If you have two different treatments and a fixed participant size (say M), which is the better experimental design…?
a) M/3 control, M/3 Treatment 1, and M/3 Treatment 2
b) M/4 control, M/4 Treatment 1, M/4 Treatment 2, and M/4 Treatment 1+2
Generally, we do version (b), since then for each treatment, you’d have both a larger experimental and control set (M/2 each versus M/3 each). With version (b), some reviewers might object that the make-up of the Treatment 1 experiment group (which has half Treatment 2 and half not) might not reflect the real distribution “in the wild.” That may be true, but the samples are still balanced for Treatment 1, and that it would be like a stratification, so it shouldn’t matter. The crucial thing would be if the variance for either treatment were very large relative to the other’s effect size, then it would make it harder to find a statistically significant difference.
Of course, this all holds only when Treatments 1 and 2 are not incompatible.
I'm still missing the punch line. If I'm comparing two means, say of Treatment 1 and Treatment 2 using:
z=(x1-x2)/(sqrt(sigma1^2/n1 + sigma2^2/n2)
How would adding in Treatment 3 help uncover a statistically significant difference between the means of T1 and T2 (or T1 and C, or T2 and C)? n1 and n2 go down, and the variance of the mean each treatment shouldn't change when I add in a third Treatment.
The idea is T3 = T1 + T2 (in the sense of both T1 and T2 being run together). Then, you can combine the data from T1 and T3 and think of it as a T1 treatment on top of the “combined” control, C and T2. Similarly, you can combine the data form T2 and T3 and think of it as the T2 on top of the combined control, C and T1.
Of course, if T2, say, produces a strong effect, then T1 and T3 will have much greater variance as a combined dataset than T1 by itself. That would make it harder to show a statistically significant result for T1 over the control. However, I think even that could be managed by subtracting out the mean T2 effect before combining the data, though you might have to make some statistical adjustment to merge the two sets, as they might not have identical variances.
Person C's input:
As a first reaction, and before I look at the above in more detail, this might be reference to the following:
Assuming a between design, for each new treatment, you will split the sample in each of the other treatments, so the comparison groups get smaller and smaller. In the extreme, you have so many treatments that each person represents a unique intersection of treatments - this gives you tremendous heterogeneity, in the way we usually think about it with respect to non-experimental data, and not big enough sample to meaningfully compare treatments.

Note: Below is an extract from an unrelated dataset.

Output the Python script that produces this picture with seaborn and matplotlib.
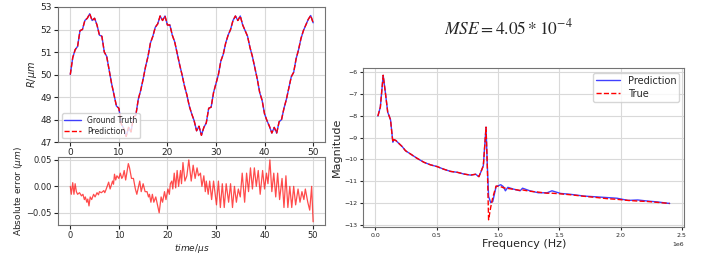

For example, suppose you have 100 subjects, and treatment 1 (T1) and Control (C) groups. each group has 50 subjects. If you want to add another treatment, you will stratify randomization by T1 and C, so
that you have an equal representation of people exposed to T1 and C in the new treatment (T2) and its control (C2). Now the sample is effectively split in 4 groups, with 25 people per groups (like in a
2x2 table). Add another (cross-cutting) treatment, and numbers get too small to do anything.
Yes, the thread is about that, but a bit more.
1. There's an assumption that we can use non control groups as part of the control group.
So if we have:
C T1 T2
scenario 2 (add T3)
C T1 T2 T3, (where T3 is a combo of T1 & T2)
then we want to ask, what's the effect of T1?
The assumption above is that we can compare:
T1 compared to C & T2
T1 compared to C&T2&T3
In scenario 2, the data will have more variation (because there's another treatment in there, i guess?), which may make finding a T1 effect more difficult?? i think.
1. Do we only make comparison's to control groups
2. If we compare to more than the control group, then we must account for that with some dummy.